# Analogen Wert mit einem liniaren Wert verbinden.



## IGORus (30 Oktober 2014)

Hallo, 

Ich bin ein super Neuling in SPS aber muss gleich mittendrin anfangen. 

Ich versuche gerade eine Steuerung in FUP zu erstellen. Ich hab zwar ein Buch über SPS für Siemens Logo bekommen. In dem Buch konnte ich aber von mir benötigten Schritte nicht finden. Ich habe viele Schwierigkeiten aber ich gehe mal eins nach dem anderen ab.

Mein grösster Problem im Moment ist einen analogen Drehschalter mit einem Taster über ein UND-Befehl oder auch irgentwie anderes zu verbinden so, dass am Ausgang ein umgerechnete Wert in mA rausgeht.

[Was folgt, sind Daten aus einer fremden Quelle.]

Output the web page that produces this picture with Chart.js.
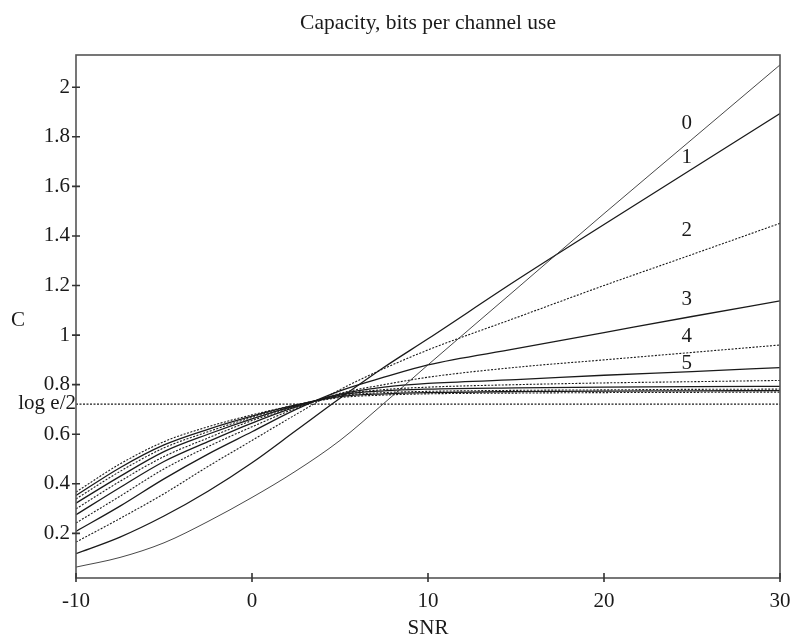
<!DOCTYPE html>
<html>
<head>
<meta charset="utf-8">
<script src="https://cdn.jsdelivr.net/npm/chart.js@4.4.1/dist/chart.umd.min.js"></script>
<style>
  html, body { margin: 0; padding: 0; background: #fff; }
  #wrap { width: 790px; height: 639px; }
</style>
</head>
<body>
<div id="wrap"><canvas id="cap" width="790" height="639"></canvas></div>
<script>
// ---- data ----
const snr = [-10, -7.5, -5, -2.5, 0, 2.5, 5, 7.5, 10, 15, 20, 25, 30];

const c0  = [0.064, 0.103, 0.162, 0.248, 0.345, 0.452, 0.575, 0.725, 0.880, 1.185, 1.490, 1.790, 2.090];
const c1  = [0.118, 0.185, 0.270, 0.370, 0.485, 0.615, 0.745, 0.870, 0.985, 1.220, 1.446, 1.670, 1.894];
const c2  = [0.165, 0.260, 0.360, 0.470, 0.575, 0.680, 0.780, 0.865, 0.940, 1.070, 1.200, 1.325, 1.451];
const c3  = [0.208, 0.310, 0.420, 0.520, 0.610, 0.700, 0.775, 0.830, 0.880, 0.945, 1.010, 1.075, 1.138];
const c4  = [0.242, 0.350, 0.460, 0.550, 0.630, 0.705, 0.765, 0.800, 0.830, 0.870, 0.900, 0.930, 0.960];
const c5  = [0.275, 0.385, 0.490, 0.570, 0.645, 0.710, 0.762, 0.790, 0.805, 0.820, 0.838, 0.853, 0.869];
const c6  = [0.299, 0.410, 0.510, 0.585, 0.655, 0.712, 0.760, 0.780, 0.790, 0.800, 0.807, 0.812, 0.817];
const c7  = [0.322, 0.430, 0.530, 0.600, 0.662, 0.715, 0.758, 0.775, 0.782, 0.787, 0.790, 0.792, 0.793];
const c8  = [0.339, 0.450, 0.545, 0.610, 0.668, 0.717, 0.755, 0.768, 0.773, 0.777, 0.779, 0.781, 0.782];
const c9  = [0.353, 0.465, 0.557, 0.620, 0.673, 0.718, 0.752, 0.763, 0.768, 0.772, 0.774, 0.775, 0.776];
const c10 = [0.367, 0.480, 0.570, 0.630, 0.678, 0.718, 0.748, 0.758, 0.763, 0.766, 0.768, 0.769, 0.770];

const curves = [c0, c1, c2, c3, c4, c5, c6, c7, c8, c9, c10];

const LOG_E_HALF = 0.7213;                 // log2(e)/2
const xTicks = [-10, 0, 10, 20, 30];
const yTicks = [0.2, 0.4, 0.6, 0.8, 1, 1.2, 1.4, 1.6, 1.8, 2];

// curve labels "0".."5" (text, placed in data units)
const curveLabels = ['0', '1', '2', '3', '4', '5'];
const curveLabelX = [24.7, 24.7, 24.7, 24.7, 24.7, 24.7];
const curveLabelY = [1.854, 1.717, 1.421, 1.142, 0.994, 0.887];

const SERIF = '"Liberation Serif", "DejaVu Serif", serif';
const INK = '#1a1a1a';
const AXIS = '#555';
const FS = 21;

// ---- datasets ----
const datasets = curves.map((vals, k) => ({
  label: String(k),
  data: snr.map((x, i) => ({ x, y: vals[i] })),
  borderColor: k === 0 ? '#333' : INK,
  borderWidth: k === 0 ? 0.9 : (k % 2 ? 1.3 : 1.1),
  borderDash: (k % 2 === 0 && k > 0) ? [2, 1.5] : [],
  pointRadius: 0,
  fill: false,
  cubicInterpolationMode: 'monotone',
}));
datasets.push({
  label: 'log e/2',
  data: [{ x: snr[0], y: LOG_E_HALF }, { x: snr[snr.length - 1], y: LOG_E_HALF }],
  borderColor: INK, borderWidth: 1.1, borderDash: [2, 1.5],
  pointRadius: 0, fill: false,
});

// title, box, crossing tick marks, "C", "log e/2" and the curve numbers
const decor = {
  id: 'decor',
  beforeDraw(chart) {
    const { ctx } = chart;
    ctx.save();
    ctx.fillStyle = '#fff';
    ctx.fillRect(0, 0, chart.width, chart.height);
    ctx.restore();
  },
  afterDraw(chart) {
    const { ctx, chartArea: a, scales: { x, y } } = chart;
    ctx.save();
    ctx.strokeStyle = AXIS;
    ctx.lineWidth = 1.6;
    ctx.strokeRect(a.left, a.top, a.right - a.left, a.bottom - a.top);
    ctx.strokeStyle = '#333';
    ctx.beginPath();
    xTicks.forEach((v) => {
      const px = x.getPixelForValue(v);
      ctx.moveTo(px, a.bottom - 5); ctx.lineTo(px, a.bottom + 4);
    });
    yTicks.forEach((v) => {
      const py = y.getPixelForValue(v);
      ctx.moveTo(a.left - 4, py); ctx.lineTo(a.left + 4, py);
    });
    ctx.stroke();

    ctx.fillStyle = INK;
    ctx.textBaseline = 'middle';
    ctx.textAlign = 'center';
    ctx.font = '21.5px ' + SERIF;
    ctx.fillText('Capacity, bits per channel use', (a.left + a.right) / 2, 23);

    ctx.font = FS + 'px ' + SERIF;
    ctx.fillText('C', 18, y.getPixelForValue(1.06));
    curveLabels.forEach((t, i) => {
      ctx.fillText(t, x.getPixelForValue(curveLabelX[i]), y.getPixelForValue(curveLabelY[i]));
    });
    ctx.textAlign = 'right';
    ctx.fillText('log e/2', a.left, y.getPixelForValue(LOG_E_HALF) - 1);
    ctx.restore();
  },
};

new Chart(document.getElementById('cap').getContext('2d'), {
  type: 'line',
  data: { datasets },
  plugins: [decor],
  options: {
    responsive: false, animation: false, devicePixelRatio: 1,
    layout: { padding: { left: 0, right: 10, top: 55, bottom: 0 } },
    plugins: {
      legend: { display: false },
      tooltip: { enabled: false },
      title: { display: false },
    },
    scales: {
      x: {
        type: 'linear', min: -10, max: 30,
        afterBuildTicks: (s) => { s.ticks = xTicks.map((v) => ({ value: v })); },
        afterFit: (s) => { s.height = 61; s.paddingLeft = 0; s.paddingRight = 0; },
        grid: { display: false, drawTicks: false },
        border: { display: false },
        ticks: { color: INK, font: { family: SERIF, size: FS }, padding: 11, maxRotation: 0,
                 callback: (v) => String(v) },
        title: { display: true, text: 'SNR', color: INK, font: { family: SERIF, size: FS },
                 padding: { top: 0, bottom: -2 } },
      },
      y: {
        type: 'linear', min: 0.02, max: 2.13,
        afterBuildTicks: (s) => { s.ticks = yTicks.map((v) => ({ value: v })); },
        afterFit: (s) => { s.width = 76; s.paddingTop = 0; s.paddingBottom = 0; },
        grid: { display: false, drawTicks: false },
        border: { display: false },
        ticks: { color: INK, font: { family: SERIF, size: FS }, padding: 6,
                 callback: (v) => (Number.isInteger(v) ? String(v) : v.toFixed(1)) },
      },
    },
  },
});
</script>
</body>
</html>
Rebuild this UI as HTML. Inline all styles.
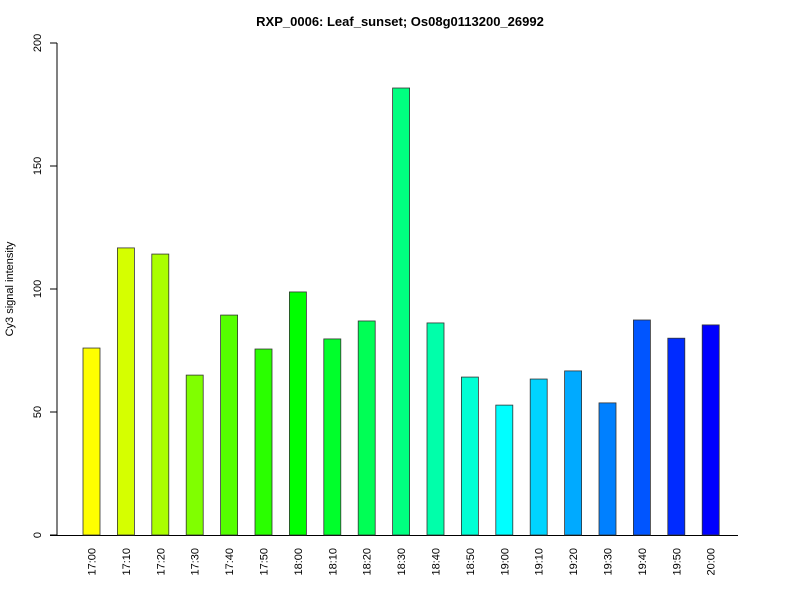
<!DOCTYPE html>
<html><head><meta charset="utf-8"><style>body{margin:0;background:#fff}svg{display:block;font-family:"Liberation Sans",Arial,sans-serif}</style></head>
<body>
<svg id="chart" width="800" height="600" xmlns="http://www.w3.org/2000/svg">
<rect width="800" height="600" fill="#fff"/>
<text x="400" y="26" text-anchor="middle" font-size="13" font-weight="bold">RXP_0006: Leaf_sunset; Os08g0113200_26992</text>
<text transform="translate(13,289) rotate(-90)" text-anchor="middle" font-size="11">Cy3 signal intensity</text>
<g id="axes"></g><g id="bars"></g>
</svg>
<script>
const categories=["17:00","17:10","17:20","17:30","17:40","17:50","18:00","18:10","18:20","18:30","18:40","18:50","19:00","19:10","19:20","19:30","19:40","19:50","20:00"];
const values=[76,116.7,114.2,65,89.4,75.6,98.8,79.7,87,181.7,86.2,64.2,52.8,63.4,66.7,53.7,87.4,80,85.4];
const yTicks=[0,50,100,150,200];
const NS="http://www.w3.org/2000/svg";
const y0=535,y1=43,ymax=200;
function yS(v){return y0-(v/ymax)*(y0-y1);}
function xS(i){return 91.5+i*34.4;}
function mk(t,a,p){const e=document.createElementNS(NS,t);for(const k in a)e.setAttribute(k,a[k]);p.appendChild(e);return e;}
const ax=document.getElementById('axes'),bg=document.getElementById('bars');
const yl=mk('line',{x1:57,x2:57,y1:yS(0),y2:yS(200),stroke:'#000'},ax);


const xl=mk('line',{x1:50,x2:738,y1:535.5,y2:535.5,stroke:'#000'},ax);


yTicks.forEach(v=>{const y=yS(v);
 mk('line',{x1:50,x2:57,y1:y,y2:y,stroke:'#000'},ax);
 const t=mk('text',{transform:`translate(41,${y}) rotate(-90)`,'text-anchor':'middle','font-size':11},ax);
 t.textContent=v;
 
 
});
categories.forEach((c,i)=>{
 const hue=60+i*(180/(categories.length-1));
 const x=xS(i);
 const r=mk('rect',{x:x-8.5,y:yS(values[i]),width:17,height:yS(0)-yS(values[i]),fill:`hsl(${hue},100%,50%)`,stroke:'#333','stroke-width':0.8},bg);
 
 
 const t=mk('text',{transform:`translate(${x+4},548) rotate(-90)`,'text-anchor':'end','font-size':11},ax);
 t.textContent=c;
 
 
});
</script>
</body></html>
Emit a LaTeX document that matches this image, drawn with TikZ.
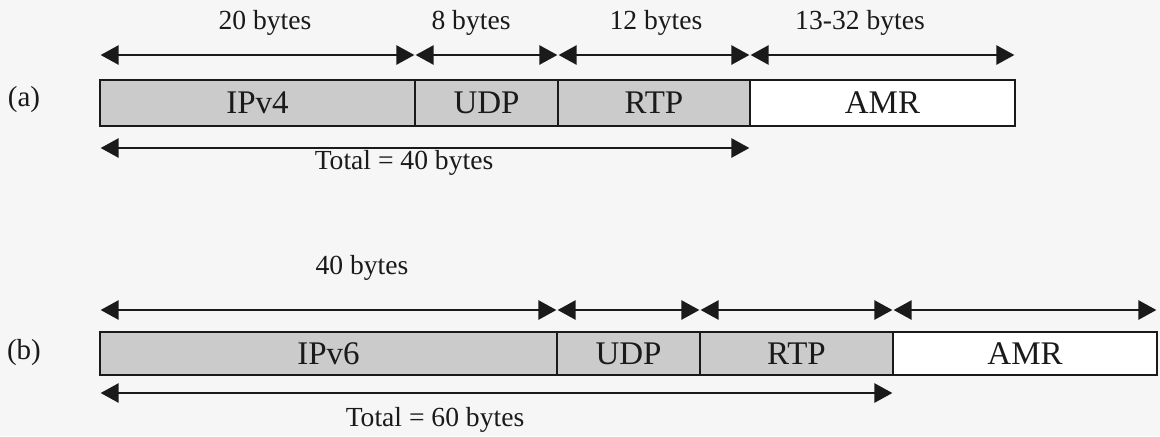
\documentclass[tikz,border=0pt]{standalone}
\usepackage{fontspec}
\setmainfont{Liberation Serif}
\usetikzlibrary{arrows.meta}
\definecolor{ink}{HTML}{1A1A1A}
\definecolor{hdrfill}{HTML}{CBCBCB}
\definecolor{paper}{HTML}{F6F6F6}
\begin{document}
\begin{tikzpicture}[x=0.5pt,y=-0.5pt,
  cell/.style={draw=ink, line width=1.2pt, inner sep=0pt, outer sep=0pt,
    font=\fontsize{16.5}{19}\selectfont, text=ink},
  hdr/.style={cell, fill=hdrfill},
  payload/.style={cell, fill=white},
  dim/.style={draw=ink, line width=1.3pt,
    {Triangle[length=9pt,width=9.5pt]}-{Triangle[length=9pt,width=9.5pt]},
    shorten <=0.3pt, shorten >=0.3pt},
  lbl/.style={font=\fontsize{13.8}{16}\selectfont, text=ink, inner sep=0pt},
  tag/.style={font=\fontsize{14.5}{16}\selectfont, text=ink, inner sep=0pt}]
\fill[paper] (0,0) rectangle (1160,436);
\useasboundingbox (0,0) rectangle (1160,436);

% ---- (a) IPv4 / UDP / RTP / AMR packet ----
\node[tag] (taga) at (24,100) {(a)};
\node[hdr, minimum width=157.5pt, minimum height=23pt] (ipv4) at (257.5,103) {IPv4};
\node[hdr, minimum width=71.5pt, minimum height=23pt] (udpa) at (486.5,103) {UDP};
\node[hdr, minimum width=96pt, minimum height=23pt] (rtpa) at (654,103) {RTP};
\node[payload, minimum width=132.5pt, minimum height=23pt] (amra) at (882.5,103) {AMR};

\coordinate (ya) at (0,55);
\coordinate (ta) at (0,148);
\node[lbl] (la1) at (265,23) {20 bytes};
\node[lbl] (la2) at (471,23) {8 bytes};
\node[lbl] (la3) at (656,23) {12 bytes};
\node[lbl] (la4) at (860,23) {13-32 bytes};
\draw[dim] (ipv4.west |- ya) -- (ipv4.east |- ya);
\draw[dim] (udpa.west |- ya) -- (udpa.east |- ya);
\draw[dim] (rtpa.west |- ya) -- (rtpa.east |- ya);
\draw[dim] (amra.west |- ya) -- (amra.east |- ya);
\draw[dim] (ipv4.west |- ta) -- (rtpa.east |- ta);
\node[lbl] (tota) at (404,163) {Total = 40 bytes};

% ---- (b) IPv6 / UDP / RTP / AMR packet ----
\node[tag] (tagb) at (24,353) {(b)};
\node[hdr, minimum width=228.5pt, minimum height=21.5pt] (ipv6) at (328.5,353.5) {IPv6};
\node[hdr, minimum width=71.5pt, minimum height=21.5pt] (udpb) at (628.5,353.5) {UDP};
\node[hdr, minimum width=96.5pt, minimum height=21.5pt] (rtpb) at (796.5,353.5) {RTP};
\node[payload, minimum width=132pt, minimum height=21.5pt] (amrb) at (1025,353.5) {AMR};

\coordinate (yb) at (0,310);
\coordinate (tb) at (0,393);
\node[lbl] (lb1) at (362,268) {40 bytes};
\draw[dim] (ipv6.west |- yb) -- (ipv6.east |- yb);
\draw[dim] (udpb.west |- yb) -- (udpb.east |- yb);
\draw[dim] (rtpb.west |- yb) -- (rtpb.east |- yb);
\draw[dim] (amrb.west |- yb) -- (amrb.east |- yb);
\draw[dim] (ipv6.west |- tb) -- (rtpb.east |- tb);
\node[lbl] (totb) at (435,420) {Total = 60 bytes};
\end{tikzpicture}
\end{document}
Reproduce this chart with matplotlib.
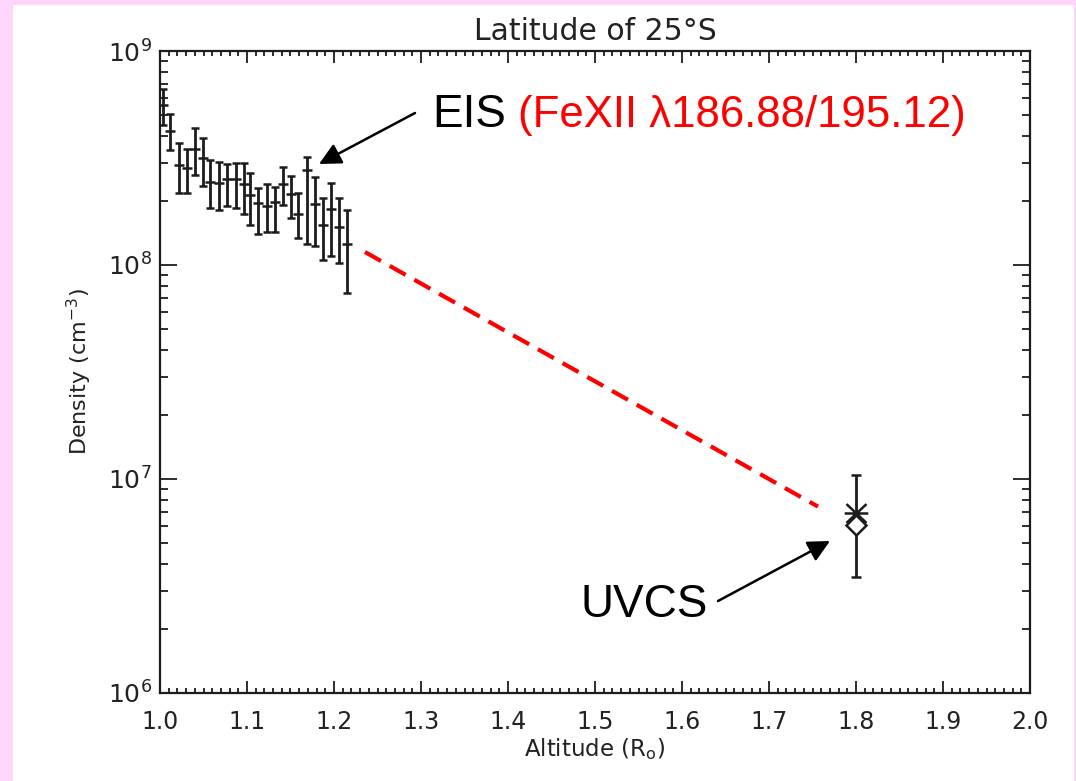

Ich muss einen Taster betätigen und je nach dem welche Position der Drehschalter (von 1 bis 10 hat) soll dem entsprechend ein Wert in mA rauskommen.
z.b. Wert 1 entspricht 2mA und Wert 2 entspricht 5mA. Es soll aber nur ein Sygnal rauskommen wenn der Taster betätigt wurde.

Ich hoffe ich konnte das einige Massen verständlich erklären. 
Also entstehen daraus zwei Fragen:
Wie verbinde ich einen analogen Wert mit einem liniaren Wert?
Wie kann ich einem Eingangswert einen Ausgangswert in mA zuweisen?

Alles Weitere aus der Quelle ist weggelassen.